Come accade per quasi tutti i dischi di progressive rock più insoliti e provenienti dai luoghi più remoti possibili e immaginabili, questo souvenir orientale (titolo di un pezzo del disco, tra l'altro) proveniente dal lontano Turkmenistan è stato scoperto dal sottoscritto navigando per gli sconfinati oceani porpora di ProgArchives... comunque sì, avete capito bene: Turkmenistan. Presente Borat? Più o meno da quelle parti, anzi, proprio sotto la gloriosa nazione del Kazakistan. Ad ogni modo, potete immaginarvi lo sgomento di chi scrive alla scoperta del fatto che anche in un simile posto, sperduto e dimenticato dal mondo (perlomeno occidentale), esiste del progressive rock. E che Rishad Shafi (scomparso poco più di un anno fa), non fosse stato per le autorità sovietiche (va ricordato che il Turkmenistan è stato parte integrante dell'ex-URSS), avrebbe potuto suonare con il ben più famoso Peter Gabriel, suo grandissimo estimatore, e guadagnarsi la fama che meriterebbe un simile mago delle percussioni di ogni tipo (fate qualche piccola ricerchina sul tubo se non siete disposti a credermi).
Gunesh è appunto la creatura del batterista Turkmeno Rishad Shafi, nato come gruppo vocale con musicisti di supporto provenienti dalla radiotelevisione statale, cui poi si aggiunsero musicisti più giovani che man mano resero il suono più moderno. Il gruppo partecipò a diversi festival musicali sovietici e divenne popolare, fino a pubblicare 2 dischi (un disco omonimo nel 1980 e "???? ?????" - guardando la Terra - nel 1984), che valsero da lasciapassare per numerosi concerti in Europa centro-orientale, Asia centrale e Africa.

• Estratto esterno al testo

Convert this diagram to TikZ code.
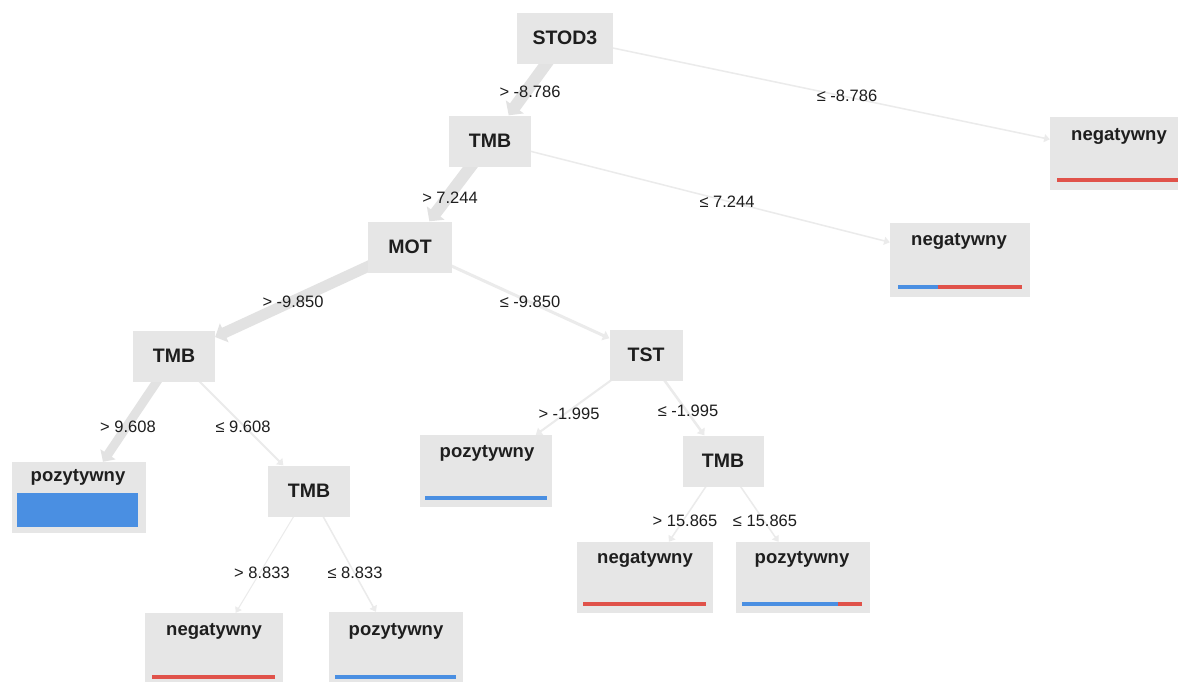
\documentclass[tikz,border=0pt]{standalone}
\usepackage{fontspec}
\setmainfont{Liberation Sans}
\usetikzlibrary{arrows.meta,backgrounds}

\definecolor{boxgray}{HTML}{E6E6E6}
\definecolor{edgegray}{HTML}{E2E2E2}
\definecolor{thingray}{HTML}{EBEBEB}
\definecolor{posblue}{HTML}{4A8FE2}
\definecolor{negred}{HTML}{E0524A}
\definecolor{ink}{HTML}{1E1E1E}

\begin{document}
\begin{tikzpicture}[x=1pt,y=-1pt,
  split/.style={fill=boxgray, minimum height=51pt, inner sep=0pt, text=ink,
    font=\fontsize{19.5}{21}\selectfont\bfseries},
  leafbox/.style={fill=boxgray, minimum width=136pt, minimum height=72pt, inner sep=0pt},
  leaftext/.style={anchor=base, inner sep=0pt, text=ink,
    font=\fontsize{18.5}{20}\selectfont\bfseries},
  cond/.style={inner sep=0pt, text=ink, font=\fontsize{16.5}{18}\selectfont},
  flow/.style={draw=edgegray, line width=#1,
    -{Triangle[width=6pt 1.3, length=5pt 0.45]}},
  faint/.style={draw=thingray, line width=#1,
    -{Triangle[width=6pt 1.3, length=5pt 0.45]}},
]
\useasboundingbox (0,0) rectangle (1178,681);

% split nodes
\node[split, minimum width=96pt] (stod) at (565,38)  {STOD3};
\node[split, minimum width=82pt] (tmbA) at (490,141) {TMB};
\node[split, minimum width=84pt] (mot)  at (410,247) {MOT};
\node[split, minimum width=82pt] (tmbB) at (174,356) {TMB};
\node[split, minimum width=73pt] (tst)  at (646,355) {TST};
\node[split, minimum width=82pt] (tmbC) at (309,491) {TMB};
\node[split, minimum width=81pt] (tmbD) at (723,461) {TMB};

% leaf nodes
\node[leafbox, minimum height=73pt] (negR) at (1118,153.5) {};
\node[leafbox, minimum width=140pt, minimum height=74pt] (negM) at (960,260) {};
\node[leafbox, minimum width=134pt, minimum height=71pt] (pozL) at (79,497.5) {};
\node[leafbox, minimum width=132pt] (pozM) at (486,471) {};
\node[leafbox, minimum width=138pt] (negBL) at (214,649) {};
\node[leafbox, minimum width=134pt] (pozBL) at (396,648) {};
\node[leafbox, minimum width=136pt, minimum height=71pt] (negBR) at (645,577.5) {};
\node[leafbox, minimum width=134pt, minimum height=71pt] (pozBR) at (803,577.5) {};

\node[leaftext] (negRt)  at (1119,140) {negatywny};
\node[leaftext] (negMt)  at (959,245)  {negatywny};
\node[leaftext] (pozLt)  at (78,481)   {pozytywny};
\node[leaftext] (pozMt)  at (487,457)  {pozytywny};
\node[leaftext] (negBLt) at (214,635)  {negatywny};
\node[leaftext] (pozBLt) at (396,635)  {pozytywny};
\node[leaftext] (negBRt) at (645,563)  {negatywny};
\node[leaftext] (pozBRt) at (802,563)  {pozytywny};

% class distribution bars
\fill[negred]  (1057,178) rectangle (1190,182);
\fill[posblue] (898,285)  rectangle (938,289);
\fill[negred]  (938,285)  rectangle (1022,289);
\fill[posblue] (17,493)   rectangle (138,527);
\fill[posblue] (425,496)  rectangle (547,500);
\fill[negred]  (152,675)  rectangle (275,679);
\fill[posblue] (335,675)  rectangle (456,679);
\fill[negred]  (583,602)  rectangle (706,606);
\fill[posblue] (742,602)  rectangle (838,606);
\fill[negred]  (838,602)  rectangle (862,606);

% branches, widths follow the sample counts
\begin{pgfonlayer}{background}
  \fill[white] (0,0) rectangle (1178,681);
  \draw[flow=12pt]   (stod.center) -- (tmbA);
  \draw[faint=1.5pt] (stod.center) -- (negR);
  \draw[flow=12pt]   (tmbA.center) -- (mot);
  \draw[faint=1.5pt] (tmbA.center) -- (negM);
  \draw[flow=11pt]   (mot.center)  -- (tmbB);
  \draw[faint=3pt]   (mot.center)  -- (tst);
  \draw[flow=9pt]    (tmbB.center) -- (pozL);
  \draw[faint=2pt]   (tmbB.center) -- (tmbC);
  \draw[faint=2pt]   (tst.center)  -- (pozM);
  \draw[faint=2.5pt] (tst.center)  -- (tmbD);
  \draw[faint=1pt]   (tmbC.center) -- (negBL);
  \draw[faint=1.5pt] (tmbC.center) -- (pozBL);
  \draw[faint=1.5pt] (tmbD.center) -- (negBR);
  \draw[faint=1.5pt] (tmbD.center) -- (pozBR);
\end{pgfonlayer}

% split conditions
\node[cond] (c1)  at (530,92)  {> -8.786};
\node[cond] (c2)  at (847,96)  {≤ -8.786};
\node[cond] (c3)  at (450,198) {> 7.244};
\node[cond] (c4)  at (727,202) {≤ 7.244};
\node[cond] (c5)  at (293,302) {> -9.850};
\node[cond] (c6)  at (530,302) {≤ -9.850};
\node[cond] (c7)  at (128,427) {> 9.608};
\node[cond] (c8)  at (243,427) {≤ 9.608};
\node[cond] (c9)  at (569,414) {> -1.995};
\node[cond] (c10) at (688,411) {≤ -1.995};
\node[cond] (c11) at (262,573) {> 8.833};
\node[cond] (c12) at (355,573) {≤ 8.833};
\node[cond] (c13) at (685,521) {> 15.865};
\node[cond] (c14) at (765,521) {≤ 15.865};
\end{tikzpicture}
\end{document}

La formazione si presenta come una piccola orchestra, la cui strumentazione comprende (oltre ovviamente a batteria e percussioni) strumenti tipici dell'Asia come sitar e dutar (liuto a 2 corde tipico di tutta l'Asia centrale), accanto a strumenti elettrici come chitarre elettriche, basso fretless, piano elettrico e sintetizzatori, strumenti acustici "occidentali" come tromba, trombone, sax, violino, più vari cantanti. Inutile dire che l'amalgama di suoni che scaturisce da questa fenomenale orchestrina-carovana è quanto mai eterogenea e sorprendente: musica tradizionale proveniente non solo dai deserti e dalle steppe del Turkmenistan, ma anche mugam azeri, musica caucasica, cantati "da muezzin", in arrangiamenti tipici del jazz-rock progressivo: qua e là affiorano ricordi di Mahavishnu Orchestra, Osibisa e perfino dei nostrani Area, ma il risultato è assolutamente unico e ha una sua personalità ben distinta. Il tutto suonato con la massima professionalità possibile e molta, moltissima passione, senza alcun tipo di virtuosismo fine a se stesso, e tenuto assieme dalle percussioni del maestro Shafi, poliedriche, magmatiche, ipercinetiche, sempre coinvolgenti e interessanti, e soprattutto mai banali o invadenti. Il disco ha inoltre il pregio di non cadere nella trappola tipica del genere: essere un freddo esercizio di stile. La tensione non cala per un secondo durante l'ora di durata del disco, e i pezzi sono di volta in volta tesi, vibranti, rilassati, solari, malinconici, misteriosi, maestosi...
Due ultime precisazioni per chi avesse paura di ciò che sta per trovarsi davanti: molto probabilmente, anche chi possiede un orecchio poco allenato per le lingue straniere che non siano l'inglese converrà il turkmeno (descritto spesso come una forma arcaica di turco) risulta essere una lingua estremamente gradevole e musicale, ovviamente dal suono estremamente esotico. Anche se, come il sottoscritto, di turkmeno non capite una parola. Per quanto riguarda la registrazione, non è sicuramente il meglio disponibile all'epoca, ma considerando il paese di provenienza dei musicisti, è sorprendentemente buona.
Un disco a cui non ho assolutamente paura di dare punteggio pieno e che consiglio vivamente a tutti gli appassionati di jazz e fusion con un forte sapore etnico.